[Begin Source excerpt]

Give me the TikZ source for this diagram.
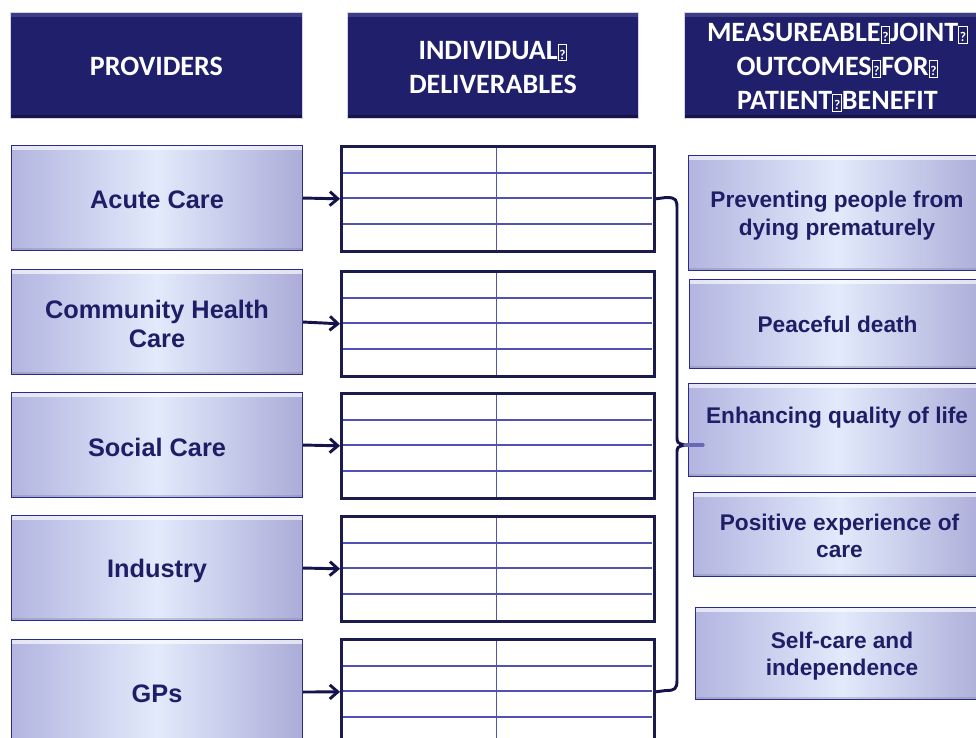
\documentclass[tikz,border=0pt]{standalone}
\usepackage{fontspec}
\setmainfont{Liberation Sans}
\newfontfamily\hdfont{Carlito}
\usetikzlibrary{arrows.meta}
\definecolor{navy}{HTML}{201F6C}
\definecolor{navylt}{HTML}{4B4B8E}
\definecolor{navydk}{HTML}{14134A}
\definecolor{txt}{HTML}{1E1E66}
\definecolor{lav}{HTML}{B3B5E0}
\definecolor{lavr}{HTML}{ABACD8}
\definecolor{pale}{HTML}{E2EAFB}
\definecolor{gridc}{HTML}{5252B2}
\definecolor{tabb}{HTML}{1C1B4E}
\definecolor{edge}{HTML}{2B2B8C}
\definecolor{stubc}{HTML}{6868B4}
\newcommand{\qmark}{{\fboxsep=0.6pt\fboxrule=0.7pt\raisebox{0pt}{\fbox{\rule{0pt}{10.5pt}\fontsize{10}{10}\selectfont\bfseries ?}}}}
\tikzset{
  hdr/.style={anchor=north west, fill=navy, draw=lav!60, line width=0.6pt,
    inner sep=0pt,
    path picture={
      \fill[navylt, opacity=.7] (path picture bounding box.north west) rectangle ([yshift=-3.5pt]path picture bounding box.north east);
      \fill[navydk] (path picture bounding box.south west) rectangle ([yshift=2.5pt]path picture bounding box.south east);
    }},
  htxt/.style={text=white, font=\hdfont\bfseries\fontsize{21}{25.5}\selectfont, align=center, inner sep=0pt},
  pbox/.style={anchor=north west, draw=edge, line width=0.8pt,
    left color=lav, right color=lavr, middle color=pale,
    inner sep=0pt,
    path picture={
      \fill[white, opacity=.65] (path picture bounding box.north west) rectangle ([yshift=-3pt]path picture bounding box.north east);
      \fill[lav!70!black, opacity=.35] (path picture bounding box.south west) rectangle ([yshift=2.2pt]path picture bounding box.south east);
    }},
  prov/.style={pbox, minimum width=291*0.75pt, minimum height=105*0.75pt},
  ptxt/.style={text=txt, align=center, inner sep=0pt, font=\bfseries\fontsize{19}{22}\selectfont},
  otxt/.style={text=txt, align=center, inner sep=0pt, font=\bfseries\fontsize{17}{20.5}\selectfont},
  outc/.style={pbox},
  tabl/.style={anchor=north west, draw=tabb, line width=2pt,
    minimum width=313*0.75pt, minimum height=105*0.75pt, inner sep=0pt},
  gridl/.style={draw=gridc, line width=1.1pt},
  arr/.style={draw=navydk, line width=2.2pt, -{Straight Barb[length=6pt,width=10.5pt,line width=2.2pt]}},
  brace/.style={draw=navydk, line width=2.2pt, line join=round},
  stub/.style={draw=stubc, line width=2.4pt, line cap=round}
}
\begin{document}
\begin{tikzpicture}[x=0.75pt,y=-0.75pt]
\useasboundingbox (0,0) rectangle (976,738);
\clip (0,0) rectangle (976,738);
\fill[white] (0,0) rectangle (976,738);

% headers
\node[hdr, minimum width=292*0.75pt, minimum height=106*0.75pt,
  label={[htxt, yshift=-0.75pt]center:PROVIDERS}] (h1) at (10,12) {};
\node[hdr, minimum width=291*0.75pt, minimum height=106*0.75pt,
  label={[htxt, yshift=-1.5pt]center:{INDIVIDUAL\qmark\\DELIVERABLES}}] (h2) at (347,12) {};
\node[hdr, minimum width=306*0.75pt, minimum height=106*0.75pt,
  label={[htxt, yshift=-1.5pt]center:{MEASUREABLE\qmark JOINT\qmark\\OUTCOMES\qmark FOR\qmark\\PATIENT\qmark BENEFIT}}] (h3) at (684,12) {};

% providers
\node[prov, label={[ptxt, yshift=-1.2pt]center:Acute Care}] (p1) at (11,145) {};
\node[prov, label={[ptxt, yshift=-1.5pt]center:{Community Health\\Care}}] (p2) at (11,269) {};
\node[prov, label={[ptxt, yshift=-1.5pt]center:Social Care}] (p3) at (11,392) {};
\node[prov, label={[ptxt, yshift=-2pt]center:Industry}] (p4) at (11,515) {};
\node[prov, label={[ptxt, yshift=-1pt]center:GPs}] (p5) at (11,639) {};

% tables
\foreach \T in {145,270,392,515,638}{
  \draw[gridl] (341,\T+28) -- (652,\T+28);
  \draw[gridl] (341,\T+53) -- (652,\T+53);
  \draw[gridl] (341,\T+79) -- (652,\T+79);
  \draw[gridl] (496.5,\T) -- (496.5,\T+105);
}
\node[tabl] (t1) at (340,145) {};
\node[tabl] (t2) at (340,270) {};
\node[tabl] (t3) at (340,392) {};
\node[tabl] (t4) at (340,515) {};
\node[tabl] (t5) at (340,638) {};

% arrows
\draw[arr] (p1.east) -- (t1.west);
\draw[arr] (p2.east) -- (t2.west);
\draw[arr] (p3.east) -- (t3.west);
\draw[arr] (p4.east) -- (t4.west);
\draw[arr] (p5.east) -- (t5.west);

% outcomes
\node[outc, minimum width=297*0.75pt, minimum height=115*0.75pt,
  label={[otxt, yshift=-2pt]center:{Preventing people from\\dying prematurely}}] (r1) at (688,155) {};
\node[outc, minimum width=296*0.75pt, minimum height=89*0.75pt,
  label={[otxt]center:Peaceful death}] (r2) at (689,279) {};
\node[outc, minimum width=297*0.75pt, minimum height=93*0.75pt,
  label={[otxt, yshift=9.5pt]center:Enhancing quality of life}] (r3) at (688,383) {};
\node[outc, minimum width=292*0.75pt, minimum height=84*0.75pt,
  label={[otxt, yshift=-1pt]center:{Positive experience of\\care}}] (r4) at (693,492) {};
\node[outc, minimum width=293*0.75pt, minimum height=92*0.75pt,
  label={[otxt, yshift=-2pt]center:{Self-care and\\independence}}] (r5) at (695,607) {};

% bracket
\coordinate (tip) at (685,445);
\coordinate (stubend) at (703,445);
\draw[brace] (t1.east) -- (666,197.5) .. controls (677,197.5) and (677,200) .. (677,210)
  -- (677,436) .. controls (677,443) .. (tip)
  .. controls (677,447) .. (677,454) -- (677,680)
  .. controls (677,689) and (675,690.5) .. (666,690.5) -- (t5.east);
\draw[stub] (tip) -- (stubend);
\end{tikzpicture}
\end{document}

[End Source excerpt]

Objective: Repeat the data exactly in full, omitting its pictures.

The result:
Give me the TikZ source for this diagram.
\documentclass[tikz,border=0pt]{standalone}
\usepackage{fontspec}
\setmainfont{Liberation Sans}
\newfontfamily\hdfont{Carlito}
\usetikzlibrary{arrows.meta}
\definecolor{navy}{HTML}{201F6C}
\definecolor{navylt}{HTML}{4B4B8E}
\definecolor{navydk}{HTML}{14134A}
\definecolor{txt}{HTML}{1E1E66}
\definecolor{lav}{HTML}{B3B5E0}
\definecolor{lavr}{HTML}{ABACD8}
\definecolor{pale}{HTML}{E2EAFB}
\definecolor{gridc}{HTML}{5252B2}
\definecolor{tabb}{HTML}{1C1B4E}
\definecolor{edge}{HTML}{2B2B8C}
\definecolor{stubc}{HTML}{6868B4}
\newcommand{\qmark}{{\fboxsep=0.6pt\fboxrule=0.7pt\raisebox{0pt}{\fbox{\rule{0pt}{10.5pt}\fontsize{10}{10}\selectfont\bfseries ?}}}}
\tikzset{
  hdr/.style={anchor=north west, fill=navy, draw=lav!60, line width=0.6pt,
    inner sep=0pt,
    path picture={
      \fill[navylt, opacity=.7] (path picture bounding box.north west) rectangle ([yshift=-3.5pt]path picture bounding box.north east);
      \fill[navydk] (path picture bounding box.south west) rectangle ([yshift=2.5pt]path picture bounding box.south east);
    }},
  htxt/.style={text=white, font=\hdfont\bfseries\fontsize{21}{25.5}\selectfont, align=center, inner sep=0pt},
  pbox/.style={anchor=north west, draw=edge, line width=0.8pt,
    left color=lav, right color=lavr, middle color=pale,
    inner sep=0pt,
    path picture={
      \fill[white, opacity=.65] (path picture bounding box.north west) rectangle ([yshift=-3pt]path picture bounding box.north east);
      \fill[lav!70!black, opacity=.35] (path picture bounding box.south west) rectangle ([yshift=2.2pt]path picture bounding box.south east);
    }},
  prov/.style={pbox, minimum width=291*0.75pt, minimum height=105*0.75pt},
  ptxt/.style={text=txt, align=center, inner sep=0pt, font=\bfseries\fontsize{19}{22}\selectfont},
  otxt/.style={text=txt, align=center, inner sep=0pt, font=\bfseries\fontsize{17}{20.5}\selectfont},
  outc/.style={pbox},
  tabl/.style={anchor=north west, draw=tabb, line width=2pt,
    minimum width=313*0.75pt, minimum height=105*0.75pt, inner sep=0pt},
  gridl/.style={draw=gridc, line width=1.1pt},
  arr/.style={draw=navydk, line width=2.2pt, -{Straight Barb[length=6pt,width=10.5pt,line width=2.2pt]}},
  brace/.style={draw=navydk, line width=2.2pt, line join=round},
  stub/.style={draw=stubc, line width=2.4pt, line cap=round}
}
\begin{document}
\begin{tikzpicture}[x=0.75pt,y=-0.75pt]
\useasboundingbox (0,0) rectangle (976,738);
\clip (0,0) rectangle (976,738);
\fill[white] (0,0) rectangle (976,738);

% headers
\node[hdr, minimum width=292*0.75pt, minimum height=106*0.75pt,
  label={[htxt, yshift=-0.75pt]center:PROVIDERS}] (h1) at (10,12) {};
\node[hdr, minimum width=291*0.75pt, minimum height=106*0.75pt,
  label={[htxt, yshift=-1.5pt]center:{INDIVIDUAL\qmark\\DELIVERABLES}}] (h2) at (347,12) {};
\node[hdr, minimum width=306*0.75pt, minimum height=106*0.75pt,
  label={[htxt, yshift=-1.5pt]center:{MEASUREABLE\qmark JOINT\qmark\\OUTCOMES\qmark FOR\qmark\\PATIENT\qmark BENEFIT}}] (h3) at (684,12) {};

% providers
\node[prov, label={[ptxt, yshift=-1.2pt]center:Acute Care}] (p1) at (11,145) {};
\node[prov, label={[ptxt, yshift=-1.5pt]center:{Community Health\\Care}}] (p2) at (11,269) {};
\node[prov, label={[ptxt, yshift=-1.5pt]center:Social Care}] (p3) at (11,392) {};
\node[prov, label={[ptxt, yshift=-2pt]center:Industry}] (p4) at (11,515) {};
\node[prov, label={[ptxt, yshift=-1pt]center:GPs}] (p5) at (11,639) {};

% tables
\foreach \T in {145,270,392,515,638}{
  \draw[gridl] (341,\T+28) -- (652,\T+28);
  \draw[gridl] (341,\T+53) -- (652,\T+53);
  \draw[gridl] (341,\T+79) -- (652,\T+79);
  \draw[gridl] (496.5,\T) -- (496.5,\T+105);
}
\node[tabl] (t1) at (340,145) {};
\node[tabl] (t2) at (340,270) {};
\node[tabl] (t3) at (340,392) {};
\node[tabl] (t4) at (340,515) {};
\node[tabl] (t5) at (340,638) {};

% arrows
\draw[arr] (p1.east) -- (t1.west);
\draw[arr] (p2.east) -- (t2.west);
\draw[arr] (p3.east) -- (t3.west);
\draw[arr] (p4.east) -- (t4.west);
\draw[arr] (p5.east) -- (t5.west);

% outcomes
\node[outc, minimum width=297*0.75pt, minimum height=115*0.75pt,
  label={[otxt, yshift=-2pt]center:{Preventing people from\\dying prematurely}}] (r1) at (688,155) {};
\node[outc, minimum width=296*0.75pt, minimum height=89*0.75pt,
  label={[otxt]center:Peaceful death}] (r2) at (689,279) {};
\node[outc, minimum width=297*0.75pt, minimum height=93*0.75pt,
  label={[otxt, yshift=9.5pt]center:Enhancing quality of life}] (r3) at (688,383) {};
\node[outc, minimum width=292*0.75pt, minimum height=84*0.75pt,
  label={[otxt, yshift=-1pt]center:{Positive experience of\\care}}] (r4) at (693,492) {};
\node[outc, minimum width=293*0.75pt, minimum height=92*0.75pt,
  label={[otxt, yshift=-2pt]center:{Self-care and\\independence}}] (r5) at (695,607) {};

% bracket
\coordinate (tip) at (685,445);
\coordinate (stubend) at (703,445);
\draw[brace] (t1.east) -- (666,197.5) .. controls (677,197.5) and (677,200) .. (677,210)
  -- (677,436) .. controls (677,443) .. (tip)
  .. controls (677,447) .. (677,454) -- (677,680)
  .. controls (677,689) and (675,690.5) .. (666,690.5) -- (t5.east);
\draw[stub] (tip) -- (stubend);
\end{tikzpicture}
\end{document}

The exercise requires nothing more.